The following is a common occurrence. Faculty at well-known departments review the CVs of several job applicants or tenure candidates, one of which is African-American, the other white. Now, people who are not familiar with how the process typically works may believe that black and white applicants tend to have CVs that can be equivalently ranked according to standard criteria. Its unfortunately true that this is usually not the case. Instead, for whatever reason, people evaluating job candidates usually are faced with a more qualified white applicant and a less qualified black applicant. In order to ensure a sufficient number of minority faculty (or minorities), department members must often choose less qualified minority applicants. Obviously, this does not mean that every minority is less qualified than every white. There is merely the tendency for this to be the case. (Some would immediately question, what does it mean to be less qualified? Obviously there is subjectivity here, but there are established standards in political science and other disciplines. E.g. an AJPS or APSR publication would generally receive greater weight than a paper published in a lesser known journal.)

A direct corollary of affirmative action policy is that white applicants (for promotion or hire) are at a disadvantage because of their race relative to minorities. This may be an acceptable downside, given all of the benefits of affirmative action. But we should at least acknowledge this as a cost of affirmative action.

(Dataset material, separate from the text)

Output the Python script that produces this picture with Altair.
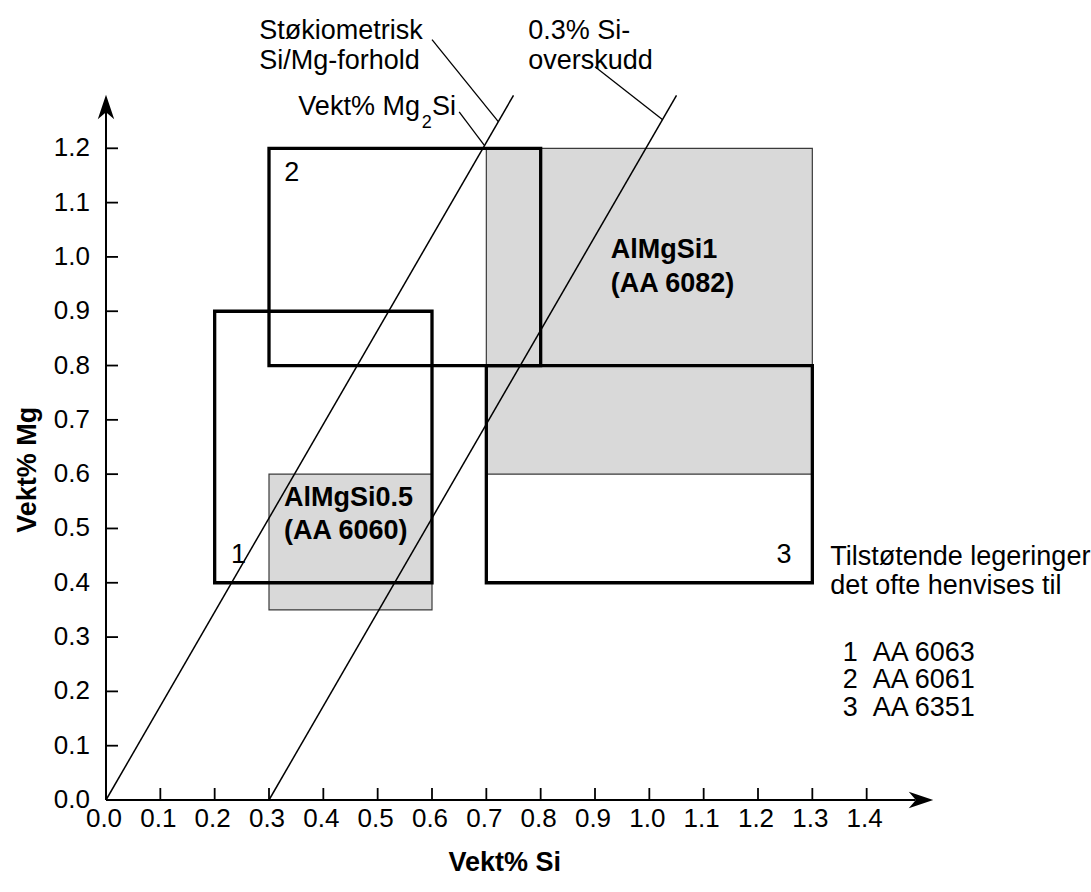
import altair as alt
import pandas as pd

FONT = "Liberation Sans"

# ---- data -------------------------------------------------------------
x_ticks = [0.0, 0.1, 0.2, 0.3, 0.4, 0.5, 0.6, 0.7, 0.8, 0.9, 1.0, 1.1, 1.2, 1.3, 1.4]
y_ticks = [0.0, 0.1, 0.2, 0.3, 0.4, 0.5, 0.6, 0.7, 0.8, 0.9, 1.0, 1.1, 1.2]

# shaded alloy windows
shaded_names = ["AlMgSi0.5 (AA 6060)", "AlMgSi1 (AA 6082)"]
shaded_si_min = [0.3, 0.7]
shaded_si_max = [0.6, 1.3]
shaded_mg_min = [0.35, 0.6]
shaded_mg_max = [0.6, 1.2]

# adjacent alloys (bold boxes)
adj_ids = ["1", "2", "3"]
adj_names = ["AA 6063", "AA 6061", "AA 6351"]
adj_si_min = [0.2, 0.3, 0.7]
adj_si_max = [0.6, 0.8, 1.3]
adj_mg_min = [0.4, 0.8, 0.4]
adj_mg_max = [0.9, 1.2, 0.8]

# Mg2Si lines (stoichiometric and 0.3 % Si excess)
line_names = ["Støkiometrisk", "0.3% Si-overskudd"]
line_si_start = [0.0, 0.3]
line_mg_start = [0.0, 0.0]
line_si_end = [0.75, 1.05]
line_mg_end = [1.2975, 1.2975]

# leader lines of the annotations
leader_x1 = [0.600, 0.900, 0.650]
leader_y1 = [1.400, 1.350, 1.267]
leader_x2 = [0.722, 1.024, 0.696]
leader_y2 = [1.249, 1.253, 1.206]

# ---- layout ------------------------------------------------------------
W, H = 815, 706
XD, YD = [0, 1.5], [0, 1.3]
PX = W / (XD[1] - XD[0])


def X(f="x"):
    return alt.X(f"{f}:Q", scale=alt.Scale(domain=XD, nice=False, zero=False), axis=None)


def Y(f="y"):
    return alt.Y(f"{f}:Q", scale=alt.Scale(domain=YD, nice=False, zero=False), axis=None)


shaded = pd.DataFrame({"name": shaded_names, "x": shaded_si_min, "x2": shaded_si_max,
                       "y": shaded_mg_min, "y2": shaded_mg_max})
adj = pd.DataFrame({"id": adj_ids, "name": adj_names, "x": adj_si_min, "x2": adj_si_max,
                    "y": adj_mg_min, "y2": adj_mg_max})
lines = pd.DataFrame({"name": line_names, "x": line_si_start, "y": line_mg_start,
                      "x2": line_si_end, "y2": line_mg_end})
leaders = pd.DataFrame({"x": leader_x1, "y": leader_y1, "x2": leader_x2, "y2": leader_y2})

tick_len = 12 / PX
xt = pd.DataFrame({"x": x_ticks[1:], "y": [0.0] * (len(x_ticks) - 1), "y2": [tick_len] * (len(x_ticks) - 1)})
yt = pd.DataFrame({"y": y_ticks[1:], "x": [0.0] * (len(y_ticks) - 1), "x2": [tick_len] * (len(y_ticks) - 1)})
xl = pd.DataFrame({"x": x_ticks, "lab": [f"{v:.1f}" for v in x_ticks]})
yl = pd.DataFrame({"y": y_ticks, "lab": [f"{v:.1f}" for v in y_ticks]})

layers = []

layers.append(alt.Chart(shaded).mark_rect(fill="#d9d9d9", stroke="#3a3a3a", strokeWidth=1.2).encode(
    x=X(), x2="x2", y=Y(), y2="y2"))

layers.append(alt.Chart(adj).mark_rect(fillOpacity=0, fill="white", stroke="black", strokeWidth=3.3).encode(
    x=X(), x2="x2", y=Y(), y2="y2"))

layers.append(alt.Chart(lines).mark_rule(color="black", strokeWidth=1.5).encode(
    x=X(), x2="x2", y=Y(), y2="y2"))

layers.append(alt.Chart(leaders).mark_rule(color="black", strokeWidth=1.3).encode(
    x=X(), x2="x2", y=Y(), y2="y2"))

# axes lines
axes_df = pd.DataFrame({"x": [0.0, 0.0], "y": [0.0, 0.0], "x2": [1.49, 0.0], "y2": [0.0, 1.275]})
layers.append(alt.Chart(axes_df).mark_rule(color="black", strokeWidth=2).encode(
    x=X(), x2="x2", y=Y(), y2="y2"))

layers.append(alt.Chart(xt).mark_rule(color="black", strokeWidth=1.8).encode(x=X(), y=Y(), y2="y2"))
layers.append(alt.Chart(yt).mark_rule(color="black", strokeWidth=1.8).encode(y=Y(), x=X(), x2="x2"))

arrow_path = "M0,-1L0.67,1L0,0.42L-0.67,1Z"
arrows = pd.DataFrame({"x": [0.0, 1.5], "y": [(800 - 107) / (H / 1.3), 0.0], "ang": [0, 90]})
layers.append(alt.Chart(arrows).mark_point(shape=arrow_path, filled=True, fill="black", stroke=None,
                                           size=600, opacity=1).encode(
    x=X(), y=Y(), angle=alt.Angle("ang:Q", scale=None)))

# tick labels
layers.append(alt.Chart(xl).mark_text(font=FONT, fontSize=26, align="center", baseline="alphabetic",
                                      dx=-2, color="black").encode(
    x=X(), y=alt.value(H + 27), text="lab:N"))
layers.append(alt.Chart(yl).mark_text(font=FONT, fontSize=26, align="right", baseline="middle",
                                      color="black").encode(
    x=alt.value(-16), y=Y(), text="lab:N"))

# annotations (normal weight)
norm = pd.DataFrame({
    "t": ["Støkiometrisk", "Si/Mg-forhold", "0.3% Si-", "overskudd", "Vekt% Mg", "Si",
          "Tilstøtende legeringer", "det ofte henvises til",
          "1", "2", "3"] + adj_names + adj_ids,
    "x": [0.282, 0.282, 0.777, 0.777, 0.354, 0.600,
          1.333, 1.333,
          1.356, 1.356, 1.356, 1.411, 1.411, 1.411,
          0.230, 0.328, 1.234],
    "y": [1.402, 1.346, 1.402, 1.346, 1.2615, 1.2615,
          0.4325, 0.379,
          0.256, 0.2054, 0.1548, 0.256, 0.2054, 0.1548,
          0.436, 1.139, 0.436],
})
layers.append(alt.Chart(norm).mark_text(font=FONT, fontSize=27, align="left", baseline="alphabetic",
                                        color="black").encode(x=X(), y=Y(), text="t:N"))

sub = pd.DataFrame({"t": ["2"], "x": [0.581], "y": [1.2376]})
layers.append(alt.Chart(sub).mark_text(font=FONT, fontSize=18, align="left", baseline="alphabetic",
                                       color="black").encode(x=X(), y=Y(), text="t:N"))

bold = pd.DataFrame({
    "t": ["AlMgSi0.5", "(AA 6060)", "AlMgSi1", "(AA 6082)"],
    "x": [0.3275, 0.3275, 0.929, 0.929],
    "y": [0.5415, 0.48, 0.998, 0.935],
})
layers.append(alt.Chart(bold).mark_text(font=FONT, fontSize=27, fontWeight="bold", align="left",
                                        baseline="alphabetic", color="black").encode(x=X(), y=Y(), text="t:N"))

xtitle = pd.DataFrame({"t": ["Vekt% Si"], "x": [0.734], "y": [-0.1308]})
layers.append(alt.Chart(xtitle).mark_text(font=FONT, fontSize=27, fontWeight="bold", align="center",
                                          baseline="alphabetic", color="black").encode(x=X(), y=Y(), text="t:N"))
ytitle = pd.DataFrame({"t": ["Vekt% Mg"], "x": [-0.129], "y": [0.608]})
layers.append(alt.Chart(ytitle).mark_text(font=FONT, fontSize=27, fontWeight="bold", align="center",
                                          baseline="alphabetic", angle=270, color="black").encode(
    x=X(), y=Y(), text="t:N"))

chart = alt.layer(*layers).properties(
    width=W, height=H,
    padding={"left": 106, "top": 94, "right": 1091 - 106 - W, "bottom": 892 - 94 - H},
    autosize="none",
    background="white",
).configure_view(stroke=None)

chart.save("out.html", embed_options={"renderer": "svg", "actions": False})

I think I can understand the frustration of Fabio Rojas, who feels as though people may doubt his intellect, and secretly (or not so secretly) suspect that that his success is owed to his ethnicity and not his hard work and intelligence. But I think Rojas's frustration is another negative consequence of affirmative action policies in the academy. Without affirmative action, Rojas would have had the success he has enjoyed, without the downside of the doubts generated by such a policy. In other words, there are psychic costs for AA, often borne by the people AA was intended to help.

AA proponents often argue that AA detractors speak of a pipe dream in advocating "pure meritocracy" because the system is not completely meritocratic, with or without AA, anyway.

Of course not. Meritocracy is something to be strived for, yet never quite fully achieved.